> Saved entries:
* Begin *
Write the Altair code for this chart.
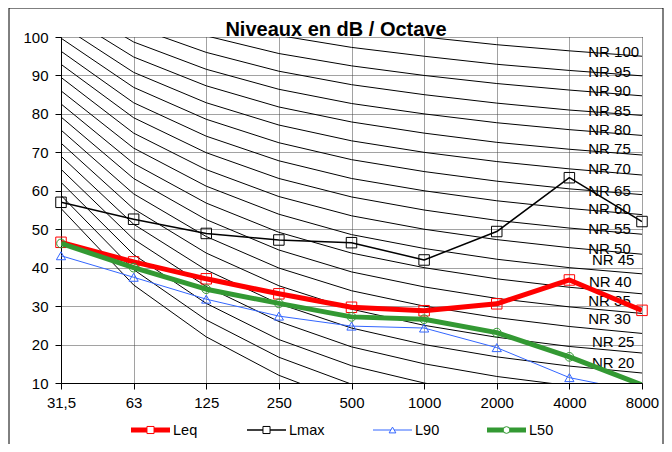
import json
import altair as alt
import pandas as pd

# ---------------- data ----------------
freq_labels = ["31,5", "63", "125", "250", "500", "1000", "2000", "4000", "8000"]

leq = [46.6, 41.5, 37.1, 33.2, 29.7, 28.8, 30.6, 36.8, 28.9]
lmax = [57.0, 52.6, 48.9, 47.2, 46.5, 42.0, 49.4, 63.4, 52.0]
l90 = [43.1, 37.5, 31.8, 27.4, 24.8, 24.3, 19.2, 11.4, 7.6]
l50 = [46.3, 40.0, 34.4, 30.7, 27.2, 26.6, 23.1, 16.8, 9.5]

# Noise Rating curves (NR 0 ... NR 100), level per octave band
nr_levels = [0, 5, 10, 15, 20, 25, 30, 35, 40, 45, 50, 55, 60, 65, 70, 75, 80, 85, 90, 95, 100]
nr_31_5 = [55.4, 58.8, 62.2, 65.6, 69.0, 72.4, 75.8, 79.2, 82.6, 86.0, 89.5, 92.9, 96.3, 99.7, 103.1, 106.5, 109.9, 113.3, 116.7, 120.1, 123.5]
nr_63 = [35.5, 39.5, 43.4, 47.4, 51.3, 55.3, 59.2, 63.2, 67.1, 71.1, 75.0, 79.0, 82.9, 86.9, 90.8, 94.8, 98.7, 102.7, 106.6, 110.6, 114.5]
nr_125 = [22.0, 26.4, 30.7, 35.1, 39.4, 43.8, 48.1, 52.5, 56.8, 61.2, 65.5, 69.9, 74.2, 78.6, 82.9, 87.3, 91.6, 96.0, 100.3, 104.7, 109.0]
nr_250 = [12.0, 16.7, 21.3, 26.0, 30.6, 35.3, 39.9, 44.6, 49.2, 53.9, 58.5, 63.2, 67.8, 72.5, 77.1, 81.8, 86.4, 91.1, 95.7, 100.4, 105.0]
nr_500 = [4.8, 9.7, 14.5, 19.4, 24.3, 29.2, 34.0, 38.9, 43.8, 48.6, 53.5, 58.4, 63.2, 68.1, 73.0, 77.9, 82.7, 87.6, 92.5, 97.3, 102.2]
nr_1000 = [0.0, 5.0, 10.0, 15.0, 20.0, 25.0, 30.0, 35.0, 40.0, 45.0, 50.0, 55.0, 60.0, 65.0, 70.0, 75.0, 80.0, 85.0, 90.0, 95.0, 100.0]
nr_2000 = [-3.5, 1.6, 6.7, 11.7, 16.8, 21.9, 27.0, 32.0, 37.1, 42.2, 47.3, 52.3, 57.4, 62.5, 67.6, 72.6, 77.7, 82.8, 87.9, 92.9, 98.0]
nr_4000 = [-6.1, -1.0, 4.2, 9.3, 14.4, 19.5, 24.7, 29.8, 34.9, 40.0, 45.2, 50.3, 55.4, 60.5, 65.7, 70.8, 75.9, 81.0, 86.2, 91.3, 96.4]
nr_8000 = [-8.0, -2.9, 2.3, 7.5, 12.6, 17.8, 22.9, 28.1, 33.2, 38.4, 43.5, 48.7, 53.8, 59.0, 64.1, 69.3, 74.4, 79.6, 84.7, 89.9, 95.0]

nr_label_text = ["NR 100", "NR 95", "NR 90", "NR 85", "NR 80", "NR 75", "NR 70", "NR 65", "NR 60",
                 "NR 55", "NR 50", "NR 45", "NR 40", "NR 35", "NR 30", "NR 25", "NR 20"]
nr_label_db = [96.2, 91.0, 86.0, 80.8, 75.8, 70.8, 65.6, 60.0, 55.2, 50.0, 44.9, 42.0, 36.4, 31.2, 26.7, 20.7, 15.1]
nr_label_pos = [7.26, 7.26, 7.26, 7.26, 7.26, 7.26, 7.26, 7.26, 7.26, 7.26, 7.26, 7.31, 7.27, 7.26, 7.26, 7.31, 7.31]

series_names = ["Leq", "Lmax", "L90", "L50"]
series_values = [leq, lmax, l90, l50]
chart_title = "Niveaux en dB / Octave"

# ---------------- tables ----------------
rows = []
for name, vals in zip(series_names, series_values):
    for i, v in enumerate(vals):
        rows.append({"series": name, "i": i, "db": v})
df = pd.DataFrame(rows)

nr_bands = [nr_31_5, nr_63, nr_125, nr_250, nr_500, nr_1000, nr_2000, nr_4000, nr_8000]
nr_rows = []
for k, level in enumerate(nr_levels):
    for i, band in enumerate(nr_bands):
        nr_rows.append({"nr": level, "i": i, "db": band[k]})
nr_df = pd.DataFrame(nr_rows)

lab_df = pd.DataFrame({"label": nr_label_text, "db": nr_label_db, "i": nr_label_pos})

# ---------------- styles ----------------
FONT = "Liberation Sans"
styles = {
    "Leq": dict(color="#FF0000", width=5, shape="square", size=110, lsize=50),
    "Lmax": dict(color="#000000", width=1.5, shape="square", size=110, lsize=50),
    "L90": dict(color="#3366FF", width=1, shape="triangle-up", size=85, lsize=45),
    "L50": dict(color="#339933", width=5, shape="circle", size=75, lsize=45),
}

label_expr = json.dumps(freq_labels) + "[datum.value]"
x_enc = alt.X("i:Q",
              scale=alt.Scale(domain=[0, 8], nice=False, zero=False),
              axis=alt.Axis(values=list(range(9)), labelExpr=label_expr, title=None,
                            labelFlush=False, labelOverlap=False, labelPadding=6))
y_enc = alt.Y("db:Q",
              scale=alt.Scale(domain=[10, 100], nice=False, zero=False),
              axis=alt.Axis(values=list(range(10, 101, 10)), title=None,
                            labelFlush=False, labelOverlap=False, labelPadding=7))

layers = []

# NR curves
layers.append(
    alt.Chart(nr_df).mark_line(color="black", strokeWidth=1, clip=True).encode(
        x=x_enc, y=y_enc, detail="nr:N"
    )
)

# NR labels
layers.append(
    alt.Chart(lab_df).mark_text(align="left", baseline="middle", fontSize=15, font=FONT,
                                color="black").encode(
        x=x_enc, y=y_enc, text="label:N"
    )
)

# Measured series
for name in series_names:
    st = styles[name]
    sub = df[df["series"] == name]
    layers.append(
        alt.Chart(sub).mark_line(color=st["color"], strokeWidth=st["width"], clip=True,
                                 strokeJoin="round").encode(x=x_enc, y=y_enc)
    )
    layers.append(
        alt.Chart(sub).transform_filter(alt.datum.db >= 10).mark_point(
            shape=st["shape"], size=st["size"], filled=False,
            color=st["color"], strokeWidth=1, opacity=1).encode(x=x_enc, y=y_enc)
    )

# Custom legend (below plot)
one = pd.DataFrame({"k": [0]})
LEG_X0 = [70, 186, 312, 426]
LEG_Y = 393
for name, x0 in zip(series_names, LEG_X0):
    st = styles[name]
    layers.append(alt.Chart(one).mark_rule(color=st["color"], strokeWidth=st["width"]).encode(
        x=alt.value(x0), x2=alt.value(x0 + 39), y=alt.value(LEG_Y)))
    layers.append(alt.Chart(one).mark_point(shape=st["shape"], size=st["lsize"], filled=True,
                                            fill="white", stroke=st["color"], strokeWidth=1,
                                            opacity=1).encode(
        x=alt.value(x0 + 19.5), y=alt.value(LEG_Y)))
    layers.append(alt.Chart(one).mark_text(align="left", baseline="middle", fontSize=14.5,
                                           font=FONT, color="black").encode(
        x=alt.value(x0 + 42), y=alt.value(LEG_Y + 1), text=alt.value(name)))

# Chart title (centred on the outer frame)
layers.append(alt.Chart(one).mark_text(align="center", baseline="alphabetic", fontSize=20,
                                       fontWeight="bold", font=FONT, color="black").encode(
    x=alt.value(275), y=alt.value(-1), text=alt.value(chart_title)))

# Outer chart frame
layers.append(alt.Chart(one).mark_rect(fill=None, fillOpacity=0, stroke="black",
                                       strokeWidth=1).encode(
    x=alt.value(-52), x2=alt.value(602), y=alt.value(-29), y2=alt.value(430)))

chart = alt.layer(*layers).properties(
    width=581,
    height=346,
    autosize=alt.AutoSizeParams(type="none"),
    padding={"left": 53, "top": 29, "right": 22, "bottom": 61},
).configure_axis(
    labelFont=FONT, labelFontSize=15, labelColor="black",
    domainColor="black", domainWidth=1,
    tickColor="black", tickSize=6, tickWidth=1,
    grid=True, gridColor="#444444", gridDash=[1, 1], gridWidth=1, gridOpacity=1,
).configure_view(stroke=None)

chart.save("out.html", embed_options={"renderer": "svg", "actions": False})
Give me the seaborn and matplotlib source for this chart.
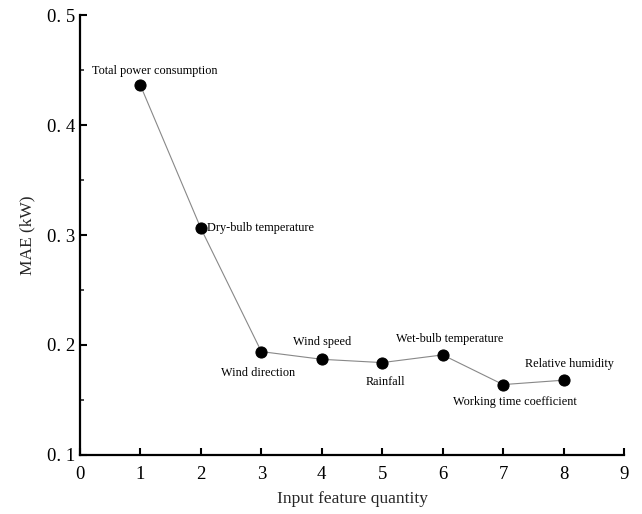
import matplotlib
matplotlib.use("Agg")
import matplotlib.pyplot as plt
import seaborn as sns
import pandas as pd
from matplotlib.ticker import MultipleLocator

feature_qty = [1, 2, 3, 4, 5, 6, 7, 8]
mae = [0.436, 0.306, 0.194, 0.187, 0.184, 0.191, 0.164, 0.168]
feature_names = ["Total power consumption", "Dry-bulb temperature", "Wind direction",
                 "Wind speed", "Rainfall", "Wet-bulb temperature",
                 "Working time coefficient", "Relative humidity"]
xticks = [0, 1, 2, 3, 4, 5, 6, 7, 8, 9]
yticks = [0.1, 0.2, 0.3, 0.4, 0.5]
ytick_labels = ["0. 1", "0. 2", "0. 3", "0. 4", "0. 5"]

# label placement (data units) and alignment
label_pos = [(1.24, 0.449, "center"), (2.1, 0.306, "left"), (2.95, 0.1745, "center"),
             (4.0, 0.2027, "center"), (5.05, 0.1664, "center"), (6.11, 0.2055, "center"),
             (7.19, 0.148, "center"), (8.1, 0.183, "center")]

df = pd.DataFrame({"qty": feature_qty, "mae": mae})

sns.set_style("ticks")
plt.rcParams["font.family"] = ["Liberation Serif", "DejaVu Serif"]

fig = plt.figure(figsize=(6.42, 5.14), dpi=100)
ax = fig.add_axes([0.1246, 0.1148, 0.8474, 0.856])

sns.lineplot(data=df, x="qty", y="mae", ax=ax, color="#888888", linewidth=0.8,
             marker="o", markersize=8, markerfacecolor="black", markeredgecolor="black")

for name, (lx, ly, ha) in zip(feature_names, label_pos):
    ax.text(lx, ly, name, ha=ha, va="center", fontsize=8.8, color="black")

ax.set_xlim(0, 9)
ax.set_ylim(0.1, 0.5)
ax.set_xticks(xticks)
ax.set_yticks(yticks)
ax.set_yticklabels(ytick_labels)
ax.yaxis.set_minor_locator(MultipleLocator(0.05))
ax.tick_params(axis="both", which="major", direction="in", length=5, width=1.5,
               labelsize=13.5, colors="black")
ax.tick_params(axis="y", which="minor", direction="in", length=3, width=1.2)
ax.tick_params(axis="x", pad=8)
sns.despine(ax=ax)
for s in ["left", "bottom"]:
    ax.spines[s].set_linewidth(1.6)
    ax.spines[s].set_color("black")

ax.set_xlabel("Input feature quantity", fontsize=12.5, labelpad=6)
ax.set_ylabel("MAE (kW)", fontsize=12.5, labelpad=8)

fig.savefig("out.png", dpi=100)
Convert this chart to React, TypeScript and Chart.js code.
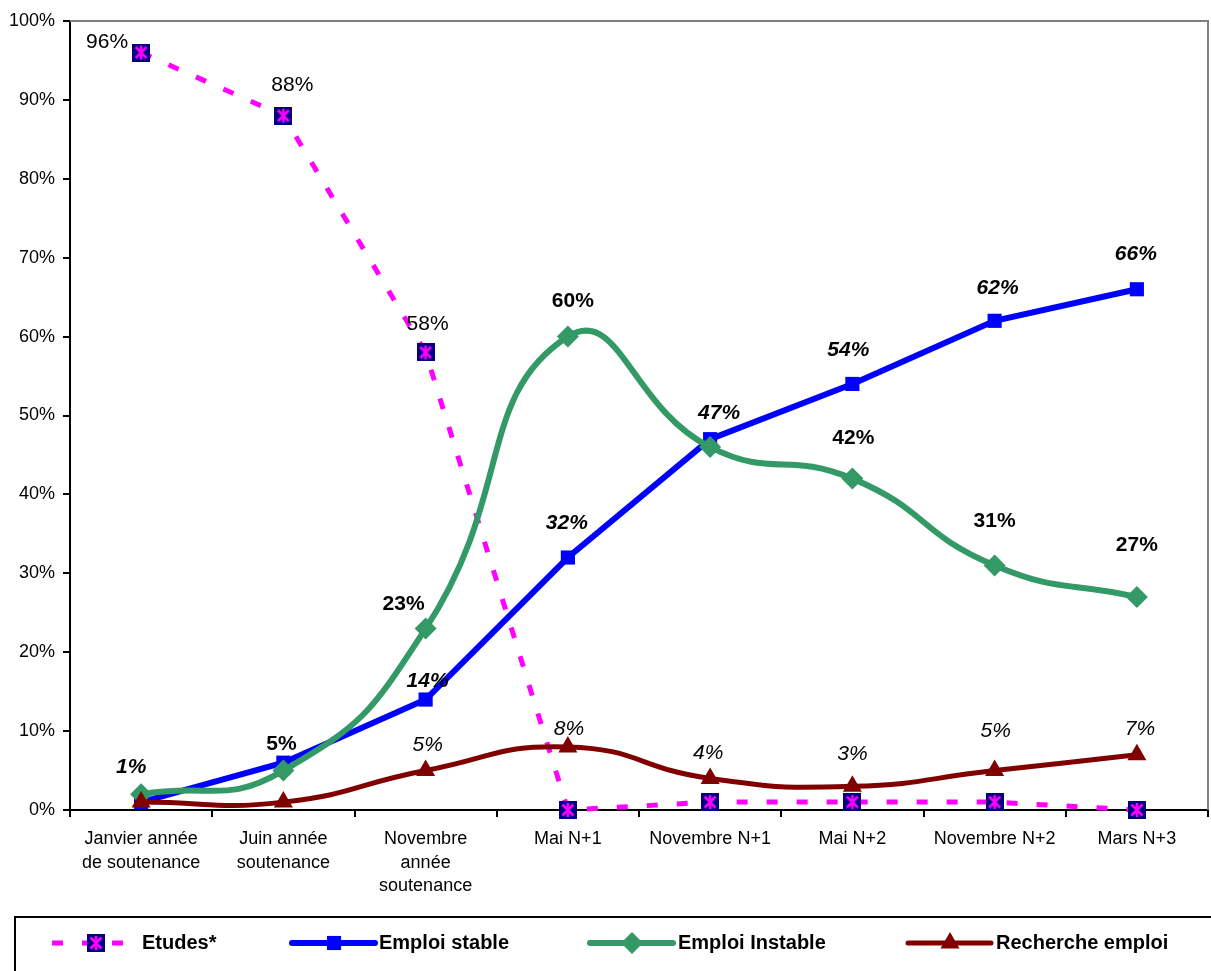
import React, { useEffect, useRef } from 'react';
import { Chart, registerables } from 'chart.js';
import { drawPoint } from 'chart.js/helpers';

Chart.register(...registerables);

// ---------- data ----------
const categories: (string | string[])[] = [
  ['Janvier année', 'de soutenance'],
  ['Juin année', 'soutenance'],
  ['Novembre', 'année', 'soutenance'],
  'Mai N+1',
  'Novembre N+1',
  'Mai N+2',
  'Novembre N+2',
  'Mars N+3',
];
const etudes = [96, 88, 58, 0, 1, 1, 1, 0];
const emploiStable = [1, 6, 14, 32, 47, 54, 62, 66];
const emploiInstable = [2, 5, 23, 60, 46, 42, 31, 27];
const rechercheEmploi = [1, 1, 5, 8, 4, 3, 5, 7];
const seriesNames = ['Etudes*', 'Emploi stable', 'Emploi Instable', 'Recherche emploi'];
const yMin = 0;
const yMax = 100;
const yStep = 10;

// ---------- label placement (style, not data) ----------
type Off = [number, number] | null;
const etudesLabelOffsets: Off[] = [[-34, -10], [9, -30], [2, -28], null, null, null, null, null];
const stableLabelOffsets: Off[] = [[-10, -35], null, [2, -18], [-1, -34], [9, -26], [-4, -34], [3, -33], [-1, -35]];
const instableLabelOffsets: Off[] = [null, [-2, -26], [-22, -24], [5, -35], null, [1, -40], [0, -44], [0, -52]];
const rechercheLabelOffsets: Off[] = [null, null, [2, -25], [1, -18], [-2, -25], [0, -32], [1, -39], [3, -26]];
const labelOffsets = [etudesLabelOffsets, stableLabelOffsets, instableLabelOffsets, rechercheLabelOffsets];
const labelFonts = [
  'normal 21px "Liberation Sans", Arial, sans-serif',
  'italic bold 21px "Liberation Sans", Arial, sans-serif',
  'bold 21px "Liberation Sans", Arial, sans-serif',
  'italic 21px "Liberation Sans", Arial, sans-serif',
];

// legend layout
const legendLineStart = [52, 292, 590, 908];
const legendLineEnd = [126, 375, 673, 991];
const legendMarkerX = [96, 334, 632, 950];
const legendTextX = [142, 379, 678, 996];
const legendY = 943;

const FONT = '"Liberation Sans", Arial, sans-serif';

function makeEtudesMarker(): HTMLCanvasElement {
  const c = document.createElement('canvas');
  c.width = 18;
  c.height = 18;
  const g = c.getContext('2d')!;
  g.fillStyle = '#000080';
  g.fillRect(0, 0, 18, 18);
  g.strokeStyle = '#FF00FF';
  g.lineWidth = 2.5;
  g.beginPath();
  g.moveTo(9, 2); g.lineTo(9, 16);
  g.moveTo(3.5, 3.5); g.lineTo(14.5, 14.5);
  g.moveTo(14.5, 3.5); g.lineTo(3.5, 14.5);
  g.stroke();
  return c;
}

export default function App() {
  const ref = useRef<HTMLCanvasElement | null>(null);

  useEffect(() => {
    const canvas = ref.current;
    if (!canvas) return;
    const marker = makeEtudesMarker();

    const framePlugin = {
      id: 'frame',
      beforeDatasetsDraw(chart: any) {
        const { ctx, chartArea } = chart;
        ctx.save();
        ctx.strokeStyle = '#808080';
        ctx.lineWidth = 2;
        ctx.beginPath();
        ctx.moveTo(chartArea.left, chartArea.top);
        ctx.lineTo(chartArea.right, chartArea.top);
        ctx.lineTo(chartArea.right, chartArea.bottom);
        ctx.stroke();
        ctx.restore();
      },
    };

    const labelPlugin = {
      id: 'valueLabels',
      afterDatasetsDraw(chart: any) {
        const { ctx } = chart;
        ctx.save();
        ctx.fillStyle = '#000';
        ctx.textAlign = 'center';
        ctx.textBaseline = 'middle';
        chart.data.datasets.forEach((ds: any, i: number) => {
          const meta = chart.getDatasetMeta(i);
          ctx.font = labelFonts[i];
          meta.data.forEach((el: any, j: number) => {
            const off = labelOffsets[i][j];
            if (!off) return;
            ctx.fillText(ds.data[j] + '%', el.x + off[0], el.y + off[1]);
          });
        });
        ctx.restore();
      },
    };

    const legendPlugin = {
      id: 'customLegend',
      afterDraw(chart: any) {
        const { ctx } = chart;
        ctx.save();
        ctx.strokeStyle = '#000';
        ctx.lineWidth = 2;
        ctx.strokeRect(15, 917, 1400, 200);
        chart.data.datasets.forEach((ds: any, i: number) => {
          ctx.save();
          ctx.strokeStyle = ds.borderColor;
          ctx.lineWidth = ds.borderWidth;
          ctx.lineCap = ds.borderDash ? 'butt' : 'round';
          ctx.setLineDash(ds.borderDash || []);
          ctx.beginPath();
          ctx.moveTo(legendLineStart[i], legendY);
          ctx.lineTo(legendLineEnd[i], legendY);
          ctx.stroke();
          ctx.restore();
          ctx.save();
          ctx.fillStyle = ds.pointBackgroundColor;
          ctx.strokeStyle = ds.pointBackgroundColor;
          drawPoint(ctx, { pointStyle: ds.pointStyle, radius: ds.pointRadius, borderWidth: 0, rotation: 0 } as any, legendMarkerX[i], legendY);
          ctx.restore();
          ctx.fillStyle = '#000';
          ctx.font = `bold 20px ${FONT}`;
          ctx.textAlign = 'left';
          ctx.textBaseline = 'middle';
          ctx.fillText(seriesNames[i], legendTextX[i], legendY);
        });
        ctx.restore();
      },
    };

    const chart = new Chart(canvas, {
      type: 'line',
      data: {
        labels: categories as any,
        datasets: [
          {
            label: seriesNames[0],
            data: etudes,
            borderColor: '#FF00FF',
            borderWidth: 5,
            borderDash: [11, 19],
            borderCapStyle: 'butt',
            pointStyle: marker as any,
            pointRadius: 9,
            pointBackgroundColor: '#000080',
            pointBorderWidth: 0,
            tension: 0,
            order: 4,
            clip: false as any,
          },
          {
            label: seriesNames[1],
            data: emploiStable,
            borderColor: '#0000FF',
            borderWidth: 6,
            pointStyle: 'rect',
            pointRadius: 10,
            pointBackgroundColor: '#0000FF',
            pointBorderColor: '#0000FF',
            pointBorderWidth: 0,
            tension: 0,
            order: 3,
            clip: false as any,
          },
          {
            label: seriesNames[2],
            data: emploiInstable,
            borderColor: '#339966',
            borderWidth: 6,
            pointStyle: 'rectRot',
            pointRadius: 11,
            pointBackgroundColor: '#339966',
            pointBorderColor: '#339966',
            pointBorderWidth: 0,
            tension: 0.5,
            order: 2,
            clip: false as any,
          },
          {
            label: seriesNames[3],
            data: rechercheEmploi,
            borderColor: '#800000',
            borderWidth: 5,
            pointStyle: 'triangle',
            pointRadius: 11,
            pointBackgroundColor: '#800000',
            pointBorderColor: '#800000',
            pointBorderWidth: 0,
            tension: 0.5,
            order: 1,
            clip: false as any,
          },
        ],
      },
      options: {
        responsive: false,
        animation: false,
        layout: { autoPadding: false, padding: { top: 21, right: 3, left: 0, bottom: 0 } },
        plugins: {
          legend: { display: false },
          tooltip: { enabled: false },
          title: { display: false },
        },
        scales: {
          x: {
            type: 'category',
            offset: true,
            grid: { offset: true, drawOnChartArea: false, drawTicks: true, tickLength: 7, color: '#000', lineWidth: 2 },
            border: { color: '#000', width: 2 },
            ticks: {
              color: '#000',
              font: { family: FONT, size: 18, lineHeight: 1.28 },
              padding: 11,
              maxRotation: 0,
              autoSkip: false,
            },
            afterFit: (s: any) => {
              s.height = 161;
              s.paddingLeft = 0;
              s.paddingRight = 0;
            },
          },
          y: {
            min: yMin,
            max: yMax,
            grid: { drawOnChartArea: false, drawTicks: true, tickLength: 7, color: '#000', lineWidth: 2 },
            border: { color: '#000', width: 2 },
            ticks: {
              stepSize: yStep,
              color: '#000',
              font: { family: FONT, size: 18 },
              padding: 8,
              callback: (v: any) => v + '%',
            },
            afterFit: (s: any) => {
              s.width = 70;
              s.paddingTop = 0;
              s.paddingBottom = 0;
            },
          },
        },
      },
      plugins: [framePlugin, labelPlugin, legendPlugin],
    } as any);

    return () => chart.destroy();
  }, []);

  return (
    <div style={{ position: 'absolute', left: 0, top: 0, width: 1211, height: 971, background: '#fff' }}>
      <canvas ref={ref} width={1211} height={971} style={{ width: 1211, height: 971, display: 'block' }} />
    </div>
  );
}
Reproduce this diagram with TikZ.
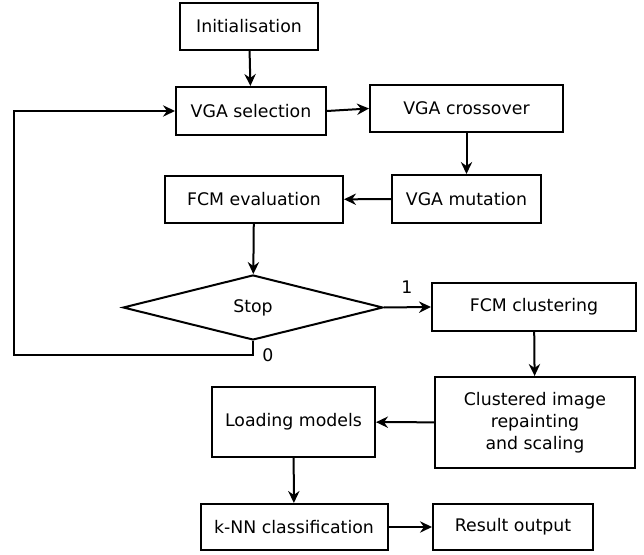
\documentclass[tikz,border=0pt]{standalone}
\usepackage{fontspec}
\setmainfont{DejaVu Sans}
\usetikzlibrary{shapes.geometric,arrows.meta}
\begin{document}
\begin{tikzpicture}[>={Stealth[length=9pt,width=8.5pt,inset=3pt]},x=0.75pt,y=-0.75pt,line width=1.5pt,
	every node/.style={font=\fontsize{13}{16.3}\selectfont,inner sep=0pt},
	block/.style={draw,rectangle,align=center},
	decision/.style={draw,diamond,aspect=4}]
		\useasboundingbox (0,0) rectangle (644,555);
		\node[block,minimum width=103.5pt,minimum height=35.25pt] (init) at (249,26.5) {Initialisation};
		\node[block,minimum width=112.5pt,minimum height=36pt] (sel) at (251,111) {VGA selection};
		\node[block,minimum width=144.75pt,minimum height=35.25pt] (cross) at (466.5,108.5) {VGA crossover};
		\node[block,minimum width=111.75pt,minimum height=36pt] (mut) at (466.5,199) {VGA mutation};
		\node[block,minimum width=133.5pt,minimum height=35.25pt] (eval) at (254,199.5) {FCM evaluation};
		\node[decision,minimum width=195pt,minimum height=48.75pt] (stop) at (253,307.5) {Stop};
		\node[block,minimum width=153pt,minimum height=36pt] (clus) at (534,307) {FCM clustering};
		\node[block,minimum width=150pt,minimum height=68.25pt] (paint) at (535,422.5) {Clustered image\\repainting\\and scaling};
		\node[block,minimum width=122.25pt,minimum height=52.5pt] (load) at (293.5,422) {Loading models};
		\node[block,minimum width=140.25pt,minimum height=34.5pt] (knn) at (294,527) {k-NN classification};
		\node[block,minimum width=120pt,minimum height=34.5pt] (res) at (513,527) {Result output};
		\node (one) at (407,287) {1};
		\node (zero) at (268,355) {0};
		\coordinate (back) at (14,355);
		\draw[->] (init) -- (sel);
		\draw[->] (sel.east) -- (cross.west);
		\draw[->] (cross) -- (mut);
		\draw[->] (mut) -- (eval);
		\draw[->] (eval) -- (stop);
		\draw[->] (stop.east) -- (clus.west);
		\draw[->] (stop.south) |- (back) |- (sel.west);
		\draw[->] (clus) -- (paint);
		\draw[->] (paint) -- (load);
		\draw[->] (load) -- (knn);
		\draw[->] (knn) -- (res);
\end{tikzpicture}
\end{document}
* End *
> What the exercise asks: Start at the line with "Convert this chart", stop at the line with "Chart.register(...registerables);", both lines included, and repeat that span exactly without its pictures.

> Solution to this task:
Convert this chart to React, TypeScript and Chart.js code.
import React, { useEffect, useRef } from 'react';
import { Chart, registerables } from 'chart.js';
import { drawPoint } from 'chart.js/helpers';

Chart.register(...registerables);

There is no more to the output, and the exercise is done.